Carolyn Cooper hopes to keep Winter Park’s charm and character safe for another term.
A longtime Winter Park City Commissioner is looking to continue preserving the character and feel of the city for one final term.
City Commissioner Carolyn Cooper announced recently her campaign for re-election to Seat 3. She hopes to continue her leadership in Winter Park until she terms out in March 2022.
Cooper believes she is the best person for the job, and that’s a major part of what made her consider running once more, she said.
“I make a difference — that really is why,” Cooper said. “I have the skill set, and I’m really blessed to have that skill set. People trust me, and I’m really, really good at recognizing future risk.”
The commissioner first was elected in March 2010 and said she has prided herself on protecting what makes Winter Park special ever since. That often comes down to managing policy decisions to prevent future entitlements to developers, which helps to keep the scale of future development under control, she said. When a development or policy issues draws controversy, Cooper said she does her research and sees it through to the end — always keeping the best interests of residents in mind.
“I don’t consider that an insult when someone says, ‘Get out of the weeds,’” Cooper said. “Here’s the deal: Snakes are in the weeds, and if you don’t figure that out and draw a fence around that risk....”
Cooper said the strong attention to detail she brings to the commission comes from her years working for Lockheed Martin as the director of contracts, for which she negotiated half-billion-dollar deals and worked as one of only two women in the corporation who weren’t secretaries.

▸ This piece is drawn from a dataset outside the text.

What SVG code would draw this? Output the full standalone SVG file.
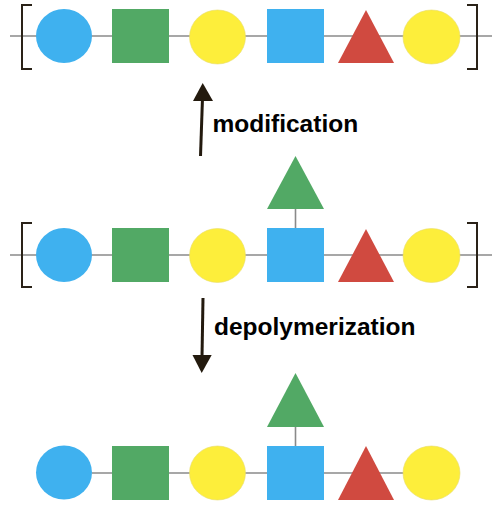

Under Cooper’s watch, Winter Park has made great improvements to city corridors such as Fairbanks Avenue, which has received new connections for sewer lines, street lighting and currently is undergoing the undergrounding process with its power lines to open up the skyline. The city has built a strong reserve fund and also held the line on the millage rate during Cooper’s almost nine years on the commission.
Last year, Winter Park acquired 55 acres of wetlands off Howell Branch Road, which will give residents a place to kayak and connect with nature.
Cooper said she has a lot to be proud of regarding her accomplishments for the city, but added she takes the most satisfaction in the trust she has built with residents. The passion for doing right by the city may stem from her family’s military background.
“My father was a soldier, and he taught me and instilled in me this fearless commitment to home and family,” Cooper said. “That probably is what drives me a lot to protect the quality of life here.”
If elected, Cooper will be entering her fourth term, reaching the limit of service one can have as a commissioner. There still is work that needs to be done, such as acquiring the post office property that sits near Central Park, she said.
“I really want us to keep city land (as city land) in the core of the city and expand and enhance that green space,” Cooper said. “For me, that’s critical.”
There also is the issue of Winter Park’s new library and event center, but when Cooper hears about the anticipated project, her mind goes back to the city-owned property where the current library stands — and what will become of it, she said.
“I want the city to continue to own and use the existing library property,” Cooper said. “For me, that’s the big picture.”
When all is said and done, Cooper wants to leave a legacy as a protector of Winter Park and the quality of life its residents enjoy, she said.
“If on my tombstone it says, ‘Champion of the city’s character,’ I will have done what I came to do,” Cooper said.